> [DIRECTIONS FOR THIS TASK]
Transcribe the lines below verbatim, skipping the images.

============

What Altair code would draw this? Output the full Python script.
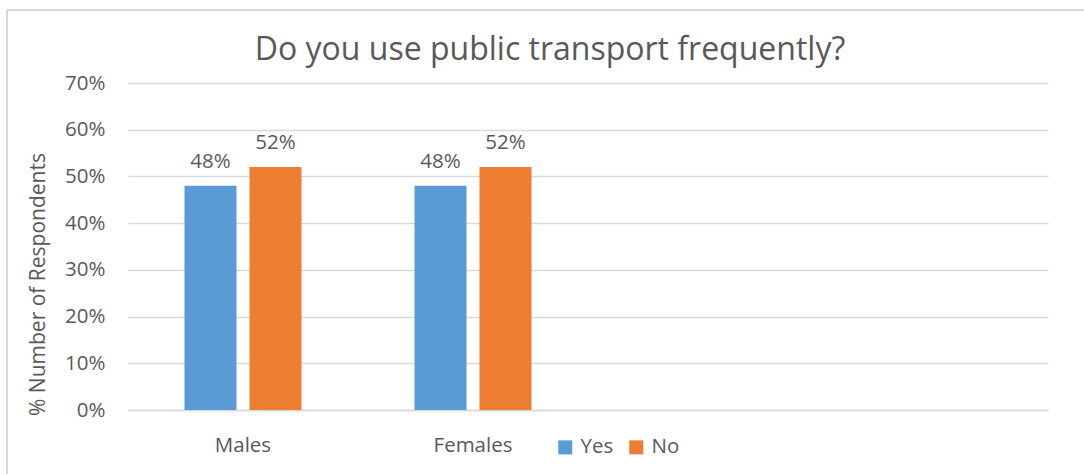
import altair as alt
import pandas as pd

categories = ["Males", "Females"]
axis_slots = ["Males", "Females", "", " "]
series = ["Yes", "No"]
yes_values = [48, 48]
no_values = [52, 52]

rows = []
for i, c in enumerate(categories):
    rows.append({"group": c, "answer": "Yes", "pct": yes_values[i]})
    rows.append({"group": c, "answer": "No", "pct": no_values[i]})
df = pd.DataFrame(rows)

FONT = "Open Sans"
TXT = "#595959"
GRID = "#D9D9D9"

x_enc = alt.X("group:N", sort=axis_slots,
              scale=alt.Scale(domain=axis_slots, paddingInner=0, paddingOuter=0),
              axis=alt.Axis(title=None, labelAngle=0, ticks=False, labelPadding=25,
                            labelFontSize=20.5, labelFont=FONT, labelColor=TXT,
                            domainColor=GRID, domainWidth=1.5, grid=False))
xo_enc = alt.XOffset("answer:N", sort=series,
                     scale=alt.Scale(domain=series, paddingInner=0.2, paddingOuter=0.869))
y_enc = alt.Y("pct:Q", scale=alt.Scale(domain=[0, 70], nice=False),
              axis=alt.Axis(values=[0, 10, 20, 30, 40, 50, 60, 70],
                            labelExpr="datum.value + '%'",
                            title="% Number of Respondents", titleFont=FONT,
                            titleFontSize=21, titleFontWeight="normal", titleColor=TXT,
                            titleAngle=270, titleAlign="center", titleBaseline="alphabetic",
                            titleX=-84, titleY=201,
                            labelFontSize=20.5, labelFont=FONT, labelColor=TXT,
                            labelPadding=23, ticks=False, domain=False,
                            grid=True, gridColor=GRID, gridWidth=1.3))
color_enc = alt.Color("answer:N", sort=series,
                      scale=alt.Scale(domain=series, range=["#5B9BD5", "#ED7D31"]),
                      legend=alt.Legend(title=None, orient="none", direction="horizontal",
                                        legendX=427, legendY=354, symbolType="square",
                                        symbolSize=196, symbolStrokeWidth=0,
                                        labelFontSize=20.5, labelFont=FONT, labelColor=TXT,
                                        labelOffset=5, columnPadding=12, padding=0))

bars = alt.Chart(df).mark_bar().encode(x=x_enc, xOffset=xo_enc, y=y_enc, color=color_enc)
labels = alt.Chart(df).transform_calculate(lbl="datum.pct + '%'").mark_text(
    font=FONT, fontSize=20.5, color=TXT, baseline="alphabetic", dy=-18).encode(
    x=alt.X("group:N", sort=axis_slots), xOffset=alt.XOffset("answer:N", sort=series),
    y="pct:Q", text="lbl:N")

border_top = alt.Chart(df).mark_rule(color=GRID, strokeWidth=1.5).encode(
    x=alt.value(-121), x2=alt.value(1000), y=alt.value(-73))
border_left = alt.Chart(df).mark_rule(color=GRID, strokeWidth=1.5).encode(
    x=alt.value(-121), y=alt.value(-73), y2=alt.value(500))

chart = alt.layer(bars, labels, border_top, border_left).properties(
    width=920, height=327,
    title=alt.TitleParams("Do you use public transport frequently?", anchor="middle",
                          frame="group", dx=-38, fontSize=32, font=FONT,
                          fontWeight="normal", color=TXT, baseline="alphabetic",
                          offset=-83),
    autosize=alt.AutoSizeParams(type="none"),
    padding={"left": 128, "top": 83, "right": 36, "bottom": 64},
).configure(background="white").configure_view(stroke="transparent", strokeWidth=0)

chart.save("out.html", embed_options={"renderer": "svg", "actions": False})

============

> [OUTPUT FOR THIS EXERCISE]
What Altair code would draw this? Output the full Python script.
import altair as alt
import pandas as pd

categories = ["Males", "Females"]
axis_slots = ["Males", "Females", "", " "]
series = ["Yes", "No"]
yes_values = [48, 48]
no_values = [52, 52]

rows = []
for i, c in enumerate(categories):
    rows.append({"group": c, "answer": "Yes", "pct": yes_values[i]})
    rows.append({"group": c, "answer": "No", "pct": no_values[i]})
df = pd.DataFrame(rows)

FONT = "Open Sans"
TXT = "#595959"
GRID = "#D9D9D9"

x_enc = alt.X("group:N", sort=axis_slots,
              scale=alt.Scale(domain=axis_slots, paddingInner=0, paddingOuter=0),
              axis=alt.Axis(title=None, labelAngle=0, ticks=False, labelPadding=25,
                            labelFontSize=20.5, labelFont=FONT, labelColor=TXT,
                            domainColor=GRID, domainWidth=1.5, grid=False))
xo_enc = alt.XOffset("answer:N", sort=series,
                     scale=alt.Scale(domain=series, paddingInner=0.2, paddingOuter=0.869))
y_enc = alt.Y("pct:Q", scale=alt.Scale(domain=[0, 70], nice=False),
              axis=alt.Axis(values=[0, 10, 20, 30, 40, 50, 60, 70],
                            labelExpr="datum.value + '%'",
                            title="% Number of Respondents", titleFont=FONT,
                            titleFontSize=21, titleFontWeight="normal", titleColor=TXT,
                            titleAngle=270, titleAlign="center", titleBaseline="alphabetic",
                            titleX=-84, titleY=201,
                            labelFontSize=20.5, labelFont=FONT, labelColor=TXT,
                            labelPadding=23, ticks=False, domain=False,
                            grid=True, gridColor=GRID, gridWidth=1.3))
color_enc = alt.Color("answer:N", sort=series,
                      scale=alt.Scale(domain=series, range=["#5B9BD5", "#ED7D31"]),
                      legend=alt.Legend(title=None, orient="none", direction="horizontal",
                                        legendX=427, legendY=354, symbolType="square",
                                        symbolSize=196, symbolStrokeWidth=0,
                                        labelFontSize=20.5, labelFont=FONT, labelColor=TXT,
                                        labelOffset=5, columnPadding=12, padding=0))

bars = alt.Chart(df).mark_bar().encode(x=x_enc, xOffset=xo_enc, y=y_enc, color=color_enc)
labels = alt.Chart(df).transform_calculate(lbl="datum.pct + '%'").mark_text(
    font=FONT, fontSize=20.5, color=TXT, baseline="alphabetic", dy=-18).encode(
    x=alt.X("group:N", sort=axis_slots), xOffset=alt.XOffset("answer:N", sort=series),
    y="pct:Q", text="lbl:N")

border_top = alt.Chart(df).mark_rule(color=GRID, strokeWidth=1.5).encode(
    x=alt.value(-121), x2=alt.value(1000), y=alt.value(-73))
border_left = alt.Chart(df).mark_rule(color=GRID, strokeWidth=1.5).encode(
    x=alt.value(-121), y=alt.value(-73), y2=alt.value(500))

chart = alt.layer(bars, labels, border_top, border_left).properties(
    width=920, height=327,
    title=alt.TitleParams("Do you use public transport frequently?", anchor="middle",
                          frame="group", dx=-38, fontSize=32, font=FONT,
                          fontWeight="normal", color=TXT, baseline="alphabetic",
                          offset=-83),
    autosize=alt.AutoSizeParams(type="none"),
    padding={"left": 128, "top": 83, "right": 36, "bottom": 64},
).configure(background="white").configure_view(stroke="transparent", strokeWidth=0)

chart.save("out.html", embed_options={"renderer": "svg", "actions": False})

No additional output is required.